*Exercise aim*:
Repeat exactly the lines running from the first line of the data to the line containing "['#00008B', '#FF6347', '#00CED1', '#DC143C']", both ends included, and nothing else; drop the pictures.
>> begin
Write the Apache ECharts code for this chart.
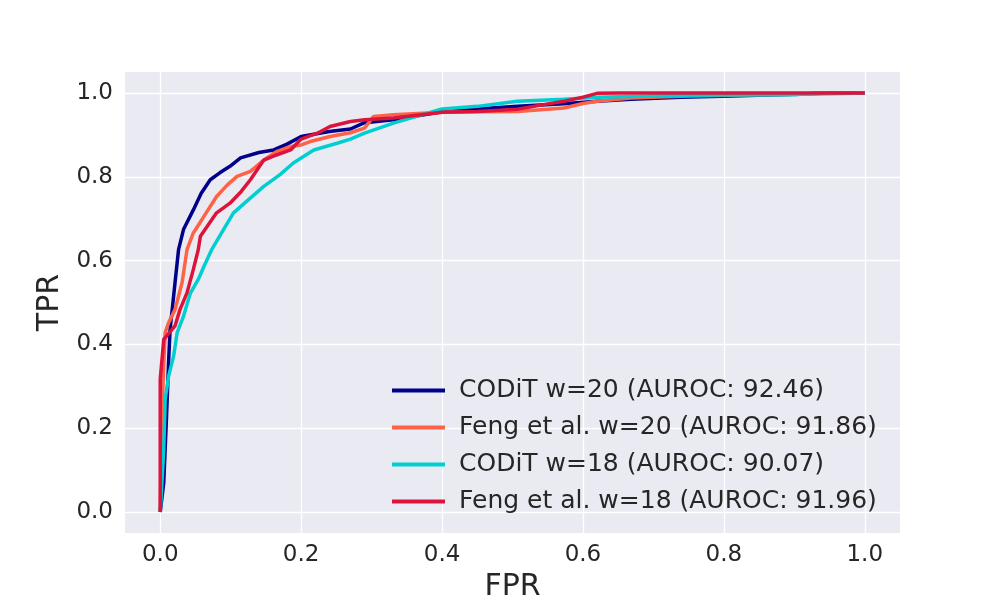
<!DOCTYPE html>
<html>
<head>
<meta charset="utf-8">
<script src="https://cdn.jsdelivr.net/npm/echarts@6/dist/echarts.min.js"></script>
<style>
  html, body { margin: 0; padding: 0; background: #fff; }
  #chart { width: 1000px; height: 600px; }
</style>
</head>
<body>
<div id="chart"></div>
<script>
// ROC 曲线数据 [FPR, TPR]
const seriesNames = [
  'CODiT w=20 (AUROC: 92.46)',
  'Feng et al. w=20 (AUROC: 91.86)',
  'CODiT w=18 (AUROC: 90.07)',
  'Feng et al. w=18 (AUROC: 91.96)'
]
const seriesColors = ['#00008B', '#FF6347', '#00CED1', '#DC143C']

const coditW20 = [
  [0, 0], [0.005, 0.07], [0.009, 0.23], [0.012, 0.364], [0.014, 0.436], [0.017, 0.483],
  [0.021, 0.547], [0.026, 0.626], [0.033, 0.674], [0.047, 0.721], [0.058, 0.76],
  [0.071, 0.793], [0.085, 0.81], [0.099, 0.825], [0.114, 0.845], [0.14, 0.858],
  [0.161, 0.864], [0.18, 0.878], [0.2, 0.896], [0.24, 0.908], [0.27, 0.914],
  [0.29, 0.929], [0.331, 0.936], [0.4, 0.955], [0.45, 0.962], [0.507, 0.968],
  [0.573, 0.974], [0.62, 0.98], [0.668, 0.985], [0.739, 0.99], [0.81, 0.993],
  [0.9, 0.997], [0.95, 1], [1, 1]
]
const fengW20 = [
  [0, 0], [0.002, 0.2], [0.004, 0.309], [0.007, 0.428], [0.012, 0.452], [0.021, 0.483],
  [0.031, 0.547], [0.038, 0.626], [0.047, 0.666], [0.06, 0.7], [0.08, 0.753],
  [0.095, 0.78], [0.109, 0.801], [0.128, 0.813], [0.147, 0.84], [0.165, 0.86],
  [0.185, 0.872], [0.2, 0.876], [0.213, 0.884], [0.241, 0.896], [0.27, 0.905],
  [0.29, 0.916], [0.303, 0.944], [0.331, 0.948], [0.4, 0.954], [0.45, 0.955],
  [0.507, 0.956], [0.573, 0.964], [0.6, 0.975], [0.62, 0.98], [0.668, 0.988],
  [0.75, 0.993], [0.85, 0.996], [0.95, 0.998], [1, 1]
]
const coditW18 = [
  [0, 0], [0.005, 0.15], [0.007, 0.269], [0.012, 0.325], [0.019, 0.372], [0.024, 0.428],
  [0.033, 0.467], [0.043, 0.523], [0.054, 0.555], [0.062, 0.586], [0.073, 0.626],
  [0.085, 0.66], [0.104, 0.714], [0.125, 0.745], [0.147, 0.777], [0.17, 0.805],
  [0.189, 0.833], [0.2, 0.845], [0.218, 0.864], [0.251, 0.88], [0.27, 0.89],
  [0.29, 0.904], [0.331, 0.928], [0.4, 0.962], [0.45, 0.968], [0.507, 0.98],
  [0.573, 0.985], [0.62, 0.99], [0.7, 0.993], [0.8, 0.995], [0.904, 0.996],
  [0.93, 1], [1, 1]
]
const fengW18 = [
  [0, 0], [0, 0.317], [0.005, 0.412], [0.009, 0.42], [0.021, 0.444], [0.028, 0.483],
  [0.038, 0.523], [0.047, 0.579], [0.054, 0.626], [0.057, 0.658], [0.08, 0.714],
  [0.099, 0.737], [0.115, 0.765], [0.128, 0.793], [0.147, 0.84], [0.165, 0.852],
  [0.185, 0.864], [0.2, 0.89], [0.223, 0.904], [0.241, 0.92], [0.27, 0.932],
  [0.29, 0.936], [0.331, 0.94], [0.4, 0.954], [0.45, 0.956], [0.507, 0.961],
  [0.54, 0.971], [0.573, 0.98], [0.6, 0.99], [0.62, 0.999], [0.65, 1], [1, 1]
]
const allCurves = [coditW20, fengW20, coditW18, fengW18]

// 刻度
const xTicks = [0, 0.2, 0.4, 0.6, 0.8, 1.0]
const yTicks = [0, 0.2, 0.4, 0.6, 0.8, 1.0]

const textColor = '#262626'
const font = 'DejaVu Sans'

const myChart = echarts.init(document.getElementById('chart'))

const option = {
  animation: false,
  grid: {
    left: 125,
    right: 100,
    top: 72,
    bottom: 67,
    outerBoundsMode: 'none', // 不让坐标轴名字挤压绘图区
    show: true,
    backgroundColor: '#EAEAF2',
    borderWidth: 0
  },
  legend: {
    orient: 'vertical',
    left: 387,
    top: 373,
    icon: 'rect',
    itemWidth: 53,
    itemHeight: 4,
    itemGap: 12,
    data: seriesNames,
    textStyle: {
      fontFamily: font,
      fontSize: 25,
      lineHeight: 25,
      color: textColor,
      padding: [0, 0, 0, 9]
    }
  },
  xAxis: {
    type: 'value',
    min: -0.05,
    max: 1.05,
    name: 'FPR',
    nameLocation: 'middle',
    nameGap: 36,
    nameTextStyle: { fontFamily: font, fontSize: 30, color: textColor },
    axisLine: { show: false },
    axisTick: { show: false, customValues: xTicks },
    axisLabel: {
      customValues: xTicks,
      margin: 11,
      fontFamily: font,
      fontSize: 23,
      color: textColor,
      formatter: v => v.toFixed(1)
    },
    splitLine: { show: true, lineStyle: { color: '#ffffff', width: 1.3 } }
  },
  yAxis: {
    type: 'value',
    min: -0.05,
    max: 1.05,
    name: 'TPR',
    nameLocation: 'middle',
    nameGap: 58,
    nameTextStyle: { fontFamily: font, fontSize: 30, color: textColor },
    axisLine: { show: false },
    axisTick: { show: false, customValues: yTicks },
    axisLabel: {
      customValues: yTicks,
      margin: 12,
      fontFamily: font,
      fontSize: 23,
      color: textColor,
      formatter: v => v.toFixed(1)
    },
    splitLine: { show: true, lineStyle: { color: '#ffffff', width: 1.3 } }
  },
  series: allCurves.map((curve, i) => ({
    name: seriesNames[i],
    type: 'line',
    data: curve,
    showSymbol: false,
    color: seriesColors[i],
    lineStyle: { width: 3.5, color: seriesColors[i] }
  }))
}
myChart.setOption(option)
</script>
</body>
</html>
>> end
*Complete response*:
Write the Apache ECharts code for this chart.
<!DOCTYPE html>
<html>
<head>
<meta charset="utf-8">
<script src="https://cdn.jsdelivr.net/npm/echarts@6/dist/echarts.min.js"></script>
<style>
  html, body { margin: 0; padding: 0; background: #fff; }
  #chart { width: 1000px; height: 600px; }
</style>
</head>
<body>
<div id="chart"></div>
<script>
// ROC 曲线数据 [FPR, TPR]
const seriesNames = [
  'CODiT w=20 (AUROC: 92.46)',
  'Feng et al. w=20 (AUROC: 91.86)',
  'CODiT w=18 (AUROC: 90.07)',
  'Feng et al. w=18 (AUROC: 91.96)'
]
const seriesColors = ['#00008B', '#FF6347', '#00CED1', '#DC143C']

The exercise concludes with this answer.